Today’s authors set out to more fully explore the relationship between a growing planet and the gaps that it can form. Using simulations of disks with evolving planets, they studied how gap characteristics vary with disk and planet parameters. They also determined how scientists can use these gap characteristics to infer properties of planets from observed disk substructures – assuming that those observed substructures were caused by planets to begin with!
Putting theory in practice
Today’s authors performed two-dimensional simulations of both the gas and the dust in a protoplanetary disk. In each simulation, the authors placed a single planet at a fixed orbital radius. They then ran the simulation, letting the planet orbit and grow for about 0.1 to 1 million years. They kept track of the gaps that formed due to the planet over time, through the gaps’ widths, depths, and radial locations.
They varied the planet masses (Mp) and disk height vs. disk radius ratios (h/r) across their simulations. Figure 2 shows an example simulation run, where Mp = 1.8 Earth masses and h/r = 0.03 (meaning that the total height of the disk at a given disk radius is always 3% of that disk radius). We can see that the planet produced many gaps in both the disk’s gas and dust over time, but that the dust gaps are much larger in magnitude than those in the gas.
The authors analyzed how variations in Mp and h/r affect characteristics of the gaps. They found a number of interesting trends from their results, including:
- As Mp decreases or h/r increases, gaps become more widely spaced and shift away from the planet.
- As Mp increases or h/r increases, gaps are opened more quickly.
- As h/r decreases, gaps become narrower.
The authors also found that, among the three gap characteristics that they explored – width, depth, and location – gap location is the easiest and most robust characteristic for comparing simulations to observations. Of the three, gap location changes the least with time in their simulation runs. And for particularly narrow gaps that aren’t resolved well in observations or models, gap locations can still be more accurately determined than gap width or depth.

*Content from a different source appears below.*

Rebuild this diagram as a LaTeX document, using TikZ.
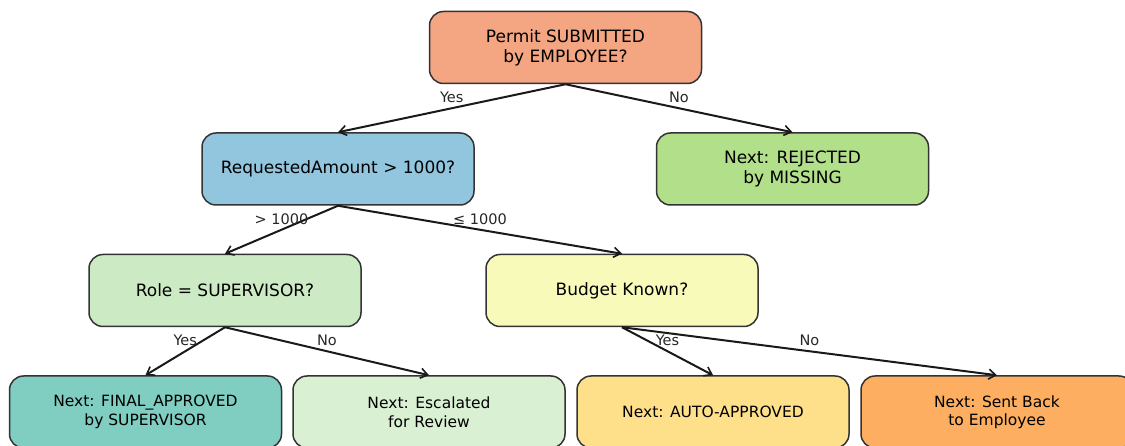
\documentclass[tikz,border=0pt]{standalone}
\usepackage{fontspec}
\setmainfont{DejaVu Sans}
\usetikzlibrary{arrows.meta}
\definecolor{cTop}{HTML}{F4A582}
\definecolor{cReq}{HTML}{92C5DE}
\definecolor{cRej}{HTML}{B2DF8A}
\definecolor{cRole}{HTML}{CCEBC5}
\definecolor{cBud}{HTML}{F7FAB9}
\definecolor{cFin}{HTML}{80CDC1}
\definecolor{cEsc}{HTML}{D9F0D3}
\definecolor{cAuto}{HTML}{FEE08B}
\definecolor{cSent}{HTML}{FDAE61}
\definecolor{cEdge}{HTML}{333333}
\tikzset{
  box/.style={draw=cEdge, line width=1.5pt, rounded corners=14pt,
    minimum width=272pt, minimum height=72pt, align=center, inner sep=0pt},
  big/.style={font=\fontsize{17}{20}\selectfont},
  small/.style={font=\fontsize{15.5}{18.5}\selectfont},
  conn/.style={line width=2pt, draw=black!90, -{Straight Barb[length=7pt,width=10pt,line width=1.6pt]}},
  lbl/.style={midway, yshift=11pt, font=\fontsize{14.5}{17}\selectfont, text=black!85, inner sep=0pt}
}
\begin{document}
\begin{tikzpicture}[x=1pt,y=-1pt]
\useasboundingbox (0,0) rectangle (1125,446);
\node[box,big,fill=cTop] (top) at (565.5,47.5) {Permit SUBMITTED\\by EMPLOYEE?};
\node[box,big,fill=cReq] (req) at (338,169) {RequestedAmount > 1000?};
\node[box,big,fill=cRej] (rej) at (792.5,169) {Next: REJECTED\\by MISSING};
\node[box,big,fill=cRole] (role) at (225,290.5) {Role = SUPERVISOR?};
\node[box,big,fill=cBud] (bud) at (622,290.5) {Budget Known?};
\node[box,small,fill=cFin] (fin) at (145.5,412) {Next: FINAL\_APPROVED\\by SUPERVISOR};
\node[box,small,fill=cEsc] (esc) at (429,412) {Next: Escalated\\for Review};
\node[box,small,fill=cAuto] (auto) at (713,412) {Next: AUTO-APPROVED};
\node[box,small,fill=cSent] (sent) at (997,412) {Next: Sent Back\\to Employee};
\draw[conn] (top.south) -- (req.north) node[lbl] {Yes};
\draw[conn] (top.south) -- (rej.north) node[lbl] {No};
\draw[conn] (req.south) -- (role.north) node[lbl] {> 1000};
\draw[conn] (req.south) -- (bud.north) node[lbl] {≤ 1000};
\draw[conn] (role.south) -- (fin.north) node[lbl] {Yes};
\draw[conn] (role.south) -- (esc.north) node[lbl] {No};
\draw[conn] (bud.south) -- (auto.north) node[lbl] {Yes};
\draw[conn] (bud.south) -- (sent.north) node[lbl] {No};
\end{tikzpicture}
\end{document}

With gap location as their major tool of analysis, the authors went on to compare their simulation results to three real protoplanetary disks, known as HL Tau, TW Hya, and HD 163296.
The authors emphasized that their models were not tailored or fitted to the unique structures of these disks. Instead, the authors used the best-matching simulations from the grid of Mp and h/r values that they’d already explored. More work would need to be done to specifically simulate each disk.
Figure 3 compares the three real protoplanetary disks to the authors’ best-matching models. They found that in each case, a simulated planet of sub-Saturn mass could produce gaps that roughly match the gaps we observe in these disks.
For the future, the authors point to observational microlensing surveys, as a way to learn about the planets possibly forming within protoplanetary disk gaps. With the help of their simulations, those surveys may have a better idea of where to look first.